Let $X$ be a variety (or just a scheme) then for a point $p \in X$ with local ring $\mathcal{O}_{p}$ at $p$, we define the cotangent space at $p$ to be the $\kappa(p)$-vector space $\mathfrak{m}/\mathfrak{m}^{2}$, where $\mathfrak{m}$ is the maximal ideal of $\mathcal{O}_{p}$ and $\kappa(p)$ is the residue field at $p$.
But why? I cannot see the intuition behind this. The vector space $\mathfrak{m}/\mathfrak{m}^{2}$ is just the space of functions vanishing at $p$, modulo higher order terms. So in other words, first order approximations of functions vanishing at $p$.
All of my intuition tells me this is precisely what a tangent space is. So why is this the cotangent space? Why do we not then call the space of derivations the cotangent space?
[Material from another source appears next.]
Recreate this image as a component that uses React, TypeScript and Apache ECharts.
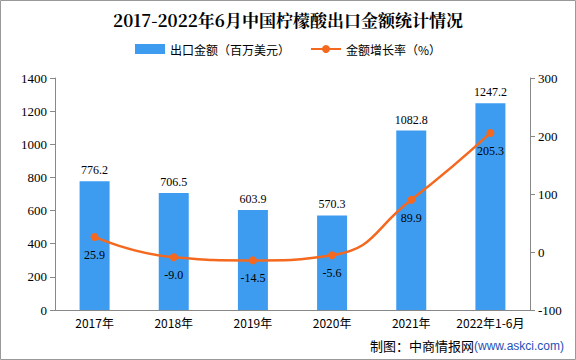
import React, { useEffect, useRef } from "react";
import * as echarts from "echarts";

const categories = ["2017年", "2018年", "2019年", "2020年", "2021年", "2022年1-6月"];
const exportValues = [776.2, 706.5, 603.9, 570.3, 1082.8, 1247.2];
const growthRates = [25.9, -9.0, -14.5, -5.6, 89.9, 205.3];

const FONT = "'Liberation Serif', 'Noto Sans CJK SC', serif";
const CJK = "'Noto Sans CJK SC', sans-serif";

export default function App() {
  const ref = useRef<HTMLDivElement>(null);
  useEffect(() => {
    document.body.style.margin = "0";
    const chart = echarts.init(ref.current!, null, { renderer: "svg" });
    chart.setOption({
      animation: false,
      backgroundColor: "#ffffff",
      title: {
        text: "2017-2022年6月中国柠檬酸出口金额统计情况",
        left: "center",
        top: 6,
        textStyle: { fontSize: 17, fontWeight: "bold", color: "#000", fontFamily: "'Noto Serif CJK SC', 'Liberation Serif', 'Noto Sans CJK SC', serif" },
      },
      legend: {
        top: 38,
        left: "center",
        itemWidth: 30,
        itemHeight: 10,
        itemGap: 20,
        textStyle: { fontSize: 12, color: "#000", fontFamily: CJK },
        data: [
          { name: "出口金额（百万美元）", icon: "rect" },
          { name: "金额增长率（%）" },
        ],
      },
      grid: { left: 55, right: 46, top: 78, bottom: 50 },
      xAxis: {
        type: "category",
        data: categories,
        axisLine: { lineStyle: { color: "#888" } },
        axisTick: { lineStyle: { color: "#888" } },
        axisLabel: { color: "#000", fontSize: 12, fontFamily: CJK, margin: 6, interval: 0 },
      },
      yAxis: [
        {
          type: "value",
          min: 0,
          max: 1400,
          interval: 200,
          axisLine: { show: true, lineStyle: { color: "#888" } },
          axisTick: { show: true, lineStyle: { color: "#888" } },
          splitLine: { show: false },
          axisLabel: { color: "#000", fontSize: 13, fontFamily: FONT, formatter: (v: number) => String(v) },
        },
        {
          type: "value",
          min: -100,
          max: 300,
          interval: 100,
          axisLine: { show: true, lineStyle: { color: "#888" } },
          axisTick: { show: true, lineStyle: { color: "#888" } },
          splitLine: { show: false },
          axisLabel: { color: "#000", fontSize: 13, fontFamily: FONT, formatter: (v: number) => String(v) },
        },
      ],
      series: [
        {
          name: "出口金额（百万美元）",
          type: "bar",
          data: exportValues,
          barWidth: 30,
          itemStyle: { color: "#3d9cf0" },
          label: {
            show: true,
            position: "top",
            color: "#000",
            fontSize: 12,
            fontFamily: FONT,
            formatter: (p: any) => p.value.toFixed(1),
          },
        },
        {
          name: "金额增长率（%）",
          type: "line",
          yAxisIndex: 1,
          data: growthRates,
          smooth: true,
          symbol: "circle",
          symbolSize: 8,
          lineStyle: { color: "#f4691f", width: 2.5 },
          itemStyle: { color: "#f4691f" },
          label: {
            show: true,
            position: "bottom",
            distance: 8,
            color: "#000",
            fontSize: 12,
            fontFamily: FONT,
            formatter: (p: any) => p.value.toFixed(1),
          },
        },
      ],
      graphic: [
        {
          type: "rect",
          shape: { x: 0.5, y: 0.5, width: 575, height: 359 },
          style: { fill: "none", stroke: "#999", lineWidth: 1 },
          silent: true,
        },
        {
          type: "text",
          right: 12,
          bottom: 8,
          style: {
            text: "{a|制图：中商情报网}{b|(www.askci.com)}",
            rich: {
              a: { fontSize: 13, fill: "#000", fontFamily: CJK },
              b: { fontSize: 12, fill: "#1f4fb8", fontFamily: "'Liberation Sans', sans-serif" },
            },
          },
        },
      ],
    });
    return () => chart.dispose();
  }, []);
  return <div ref={ref} style={{ width: 576, height: 360 }} />;
}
I was tempted to say this was just a matter of convention, but most algebraic geometry books claim that the cotangent space is more natural, and suggest that this is a quirk of algebraic geometry as opposed to differential geometry. So this suggests it is not just a convention but that there is some real meaningful difference.
I am sorry if this is an extraordinarily basic question, but I find I am just going about using the definition without actually really knowing what or why I am doing it.
Best Answer
Your intuition is not correct: a tangent vector at a point is something you can take a directional derivative along. This leads naturally to the identification of the tangent space with the derivations acting on local functions defined at our point by sending a direction to the derivative along that direction (one can check that this is reversible). In other words, if $X$ is a $C^\infty$ manifold with a point $p\in X$, then $T_pX=\operatorname{Der}(\mathcal{O}_{X,p},\Bbb R)$.
If we do the same thing for a scheme, we get $T_pX=\operatorname{Der}(\mathcal{O}_{X,p},\kappa(p))$, and this is the dual of $\mathfrak{m}/\mathfrak{m}^2$ because a derivation can only see the linear term. Voila, the Zariski cotangent space!